Don’t presume that good writing is important only in formal letters and documents. E-mails deserve the same care. However, these are often written in shorthand, and are rarely edited before they go out. When employees have substandard writing skills, and if they believe that mistakes “don’t count” in e-mails, these communications can pose an internal (and possibly external) risk to the company if they are not checked first.

As I have mentioned in earlier posts, I am not a teacher. My purpose is not to turn people into good writers; my purpose is to make their writing good. Some people, no matter how intelligent they are, no matter how compelling or sophisticated their ideas may be, no matter how earnestly they believe in what they are saying, are simply not able to get all those qualities down on the page. Often they are using English as a second language, and are just not facile enough with phrasing and vocabulary to do their own ideas justice on paper.

Sometimes, for native English speakers, their early schooling didn’t demand adherence to high standards, and concentrated instead on ideals like “self expression” (without any regard to the content) or “self-esteem” (without any regard to achievement). I have my own issues with that kind of educational focus, which I believe leaves many bright students without the necessary tools and discipline, but that is a subject for another post (and probably not suitable for this blog).

Whatever the reasons, poor writing will hamper a business in achieving its goals. So it’s to the company’s advantage to help employees do a better job. Some try writing workshops, but I don’t think they make enough difference. Workshops can provide useful tips for improvement, and that is certainly good. But language habits are deeply ingrained, and a function of how we think. Past a certain point, for many people it’s probably too late.

So what to do about good workers who have much to offer a company, but just need some assistance with writing? My answer, and one function of my business is to provide them with a resource to: (1) check their drafts; (2) talk through their written expression of ideas to make sure the reader will really understand not only the basic intent, but also the fine points; and (3) catch their mistakes. This kind of support solves the problem right away. It lets employees get as much help as they need, and it protects the company from the kind of damage and waste that writing errors can cause.

The thing to remember is, bad writing leads to bad results. Good writing… I’ll be taking that up in my next post.

*****

Could your business use my services?

Visit my website at www.jlrco.com or e-mail me at rose@jlrco.com.

8 Comments

  1. Great post Judy. Or, to put it another way: I couldn’t not disagree more!😉

    It sounds like you offer a good service, but I wonder if most companies are willing to make that kind of investment for any but the higher-level employees (e.g. managers, directors). You definitely have an uphill battle on your hands.

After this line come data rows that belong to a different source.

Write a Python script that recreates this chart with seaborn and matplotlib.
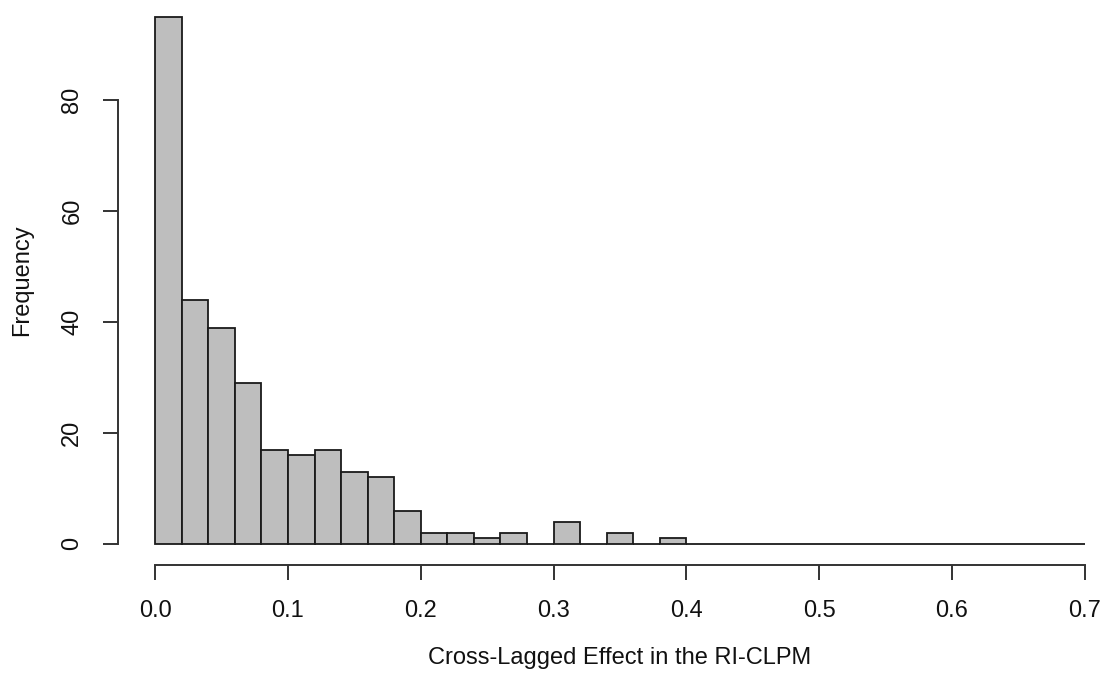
import numpy as np
import pandas as pd
import seaborn as sns
import matplotlib
matplotlib.use('Agg')
import matplotlib.pyplot as plt

# bin left edges (width 0.02) and counts
bin_width = 0.02
bin_starts = [round(i * bin_width, 2) for i in range(35)]
counts = [95, 44, 39, 29, 17, 16, 17, 13, 12, 6,
          2, 2, 1, 2, 0, 4, 0, 2, 0, 1,
          0, 0, 0, 0, 0, 0, 0, 0, 0, 0,
          0, 0, 0, 0, 0]
x_ticks = [0.0, 0.1, 0.2, 0.3, 0.4, 0.5, 0.6, 0.7]
y_ticks = [0, 20, 40, 60, 80]

df = pd.DataFrame({'mid': np.array(bin_starts) + bin_width / 2, 'n': counts})
edges = [round(b, 2) for b in bin_starts] + [round(bin_starts[-1] + bin_width, 2)]

sns.set_style('white')
plt.rcParams['font.family'] = ['Liberation Sans', 'DejaVu Sans']

fig = plt.figure(figsize=(11.08, 6.75), dpi=100)
# R-style plot region with 4% padding on both axes
ax = fig.add_axes([118 / 1108, 1 - 565 / 675, 1004 / 1108, 569.3 / 675])

sns.histplot(data=df, x='mid', weights='n', bins=edges, ax=ax,
             color='#BEBEBE', alpha=1, edgecolor='#1a1a1a', linewidth=1.3)

ax.set_xlim(-0.028, 0.728)
ax.set_ylim(-3.8, 98.8)

for side in ['top', 'right']:
    ax.spines[side].set_visible(False)
ax.spines['left'].set_bounds(0, 80)
ax.spines['bottom'].set_bounds(0, 0.7)
for side in ['left', 'bottom']:
    ax.spines[side].set_linewidth(1.4)
    ax.spines[side].set_color('#333333')

ax.set_xticks(x_ticks)
ax.set_xticklabels([f'{t:.1f}' for t in x_ticks])
ax.set_yticks(y_ticks)
ax.set_yticklabels([str(t) for t in y_ticks], rotation=90, va='center')
ax.tick_params(axis='both', length=10.5, width=1.4, color='#333333',
               labelsize=17, labelcolor='#111111', pad=14.5, direction='out')
ax.tick_params(axis='both', which='both', bottom=True, left=True)

ax.set_xlabel('Cross-Lagged Effect in the RI-CLPM', fontsize=17, labelpad=18.5, color='#111111')
ax.set_ylabel('Frequency', fontsize=17, labelpad=20, color='#111111')

fig.savefig('out.png', dpi=100)
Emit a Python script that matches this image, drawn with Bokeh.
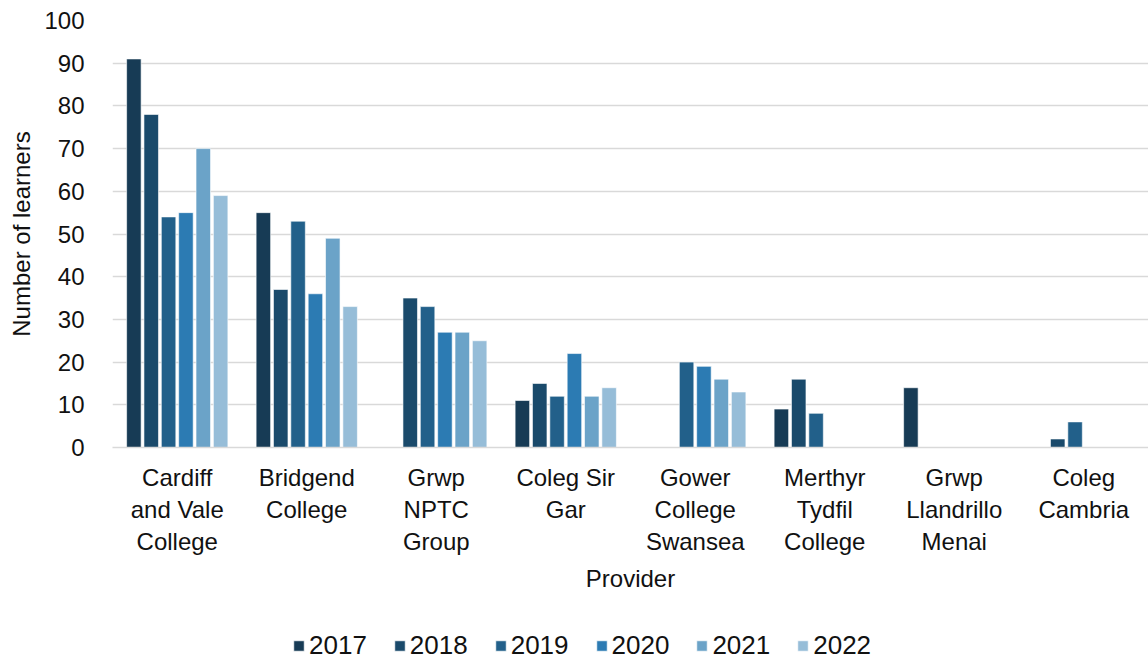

    On the education front, I think most schools focus far too much on grammar rules, rather than teaching writing skills. In college I helped grade papers for the music appreciation teacher, and I can tell you first hand that many students get to college without the slightest idea how to write clearly (and they don’t seem to have learned those prescriptive grammar “rules” either).

  2. Tony, It’s not as expensive as you may think. If I’m working on a retainer basis, then management can select which employees and which pieces of writing need my services on a case by case basis. There’s lots of flexibility in the arrangement, and when well used, it can pay for itself (in time saved and trouble avoided). As I said at the beginning of the post, I want to open some eyes. I hope this blog will do that.

  3. […] is all I can offer right now. If you can’t even write better than this, don’t you think it’s time to change the way you compose your articles? And in case you can do better than this, good for you — but don’t forget that one can […]

  4. Your writing is a reflection not only of what you are doing that instant, but of your ability to think. I believe that we actually think in words. When I read scattered, cliche writing that doesn’t adhere to basic principles of writing well like honestly, spelling, and clarity, I get an indelible impression of this person’s reading habits, as well as writing habits.

    Jaques Derrida pointed out that words are not adequate to express our world. Even the best of us struggle. Ever take a golf lesson? 80% of the reason an amateur cannot learn a golf swing is that even with high tech video and sensor equipment we must still rely on words to express ourselves. Golf lessons are really lessons in how hard it is to use words to explain something.

    I must commend the author of this blog who has aptly summarized many of the issues in writing. One reason why grammar is so heavily focused on in high schools is because teachers cannot teach you what to do with your ideas, but only inform you of what not to do. Teaching and learning writing can be quite complex, especially for those who don’t read a lot. And unfortunately, many students aren’t really capable of taking criticism on their ideas, and many teachers aren’t good at giving criticism without being judgmental.

    There is a lot to this topic. But to those out there who say writing doesn’t matter, you are dead wrong. It makes an impression for you, a big one. Someone who can write well is an asset. A person who struggles can really be a liability. With the competition out there for jobs, people have to be weeded out and your writing is an easy, non face to face way to do it. You can kid yourself and say it doesn’t matter when your writing makes you sound like a middle schooler at your job, but you’re just dead wrong.

  5. Dear Anonymous Teacher,
    Thank you for your kind and insightful comments. I agree whole-heartedly with what you have said. There are far too many who believe that “it doesn’t matter” as long as people can understand what you’ve written. That idea is wrong on its face. Guessing and interpretation by readers is not the same as understanding. Sloppy writing shows many things, but at the very least, it shows that the writer doesn’t care about excellence. Who would want to advertise that?

  6. […] Bad Writing – An Obstacle to Achieving Your Purpose (The risks, damage, and price of bad writing) […]

  7. Excellent

  8. Things have gotten so bad that high school students can barely put together a cohesive paragraph. Forget bad writing, how bout barely able to write.

    As an educator and social worker who worked in NYC schools for 21 years, I think we’re going back to the middle ages when people paid other people to write letters and read them.

    Reading and writing are becoming lost skills. I have several pieces on my blog about the educational system.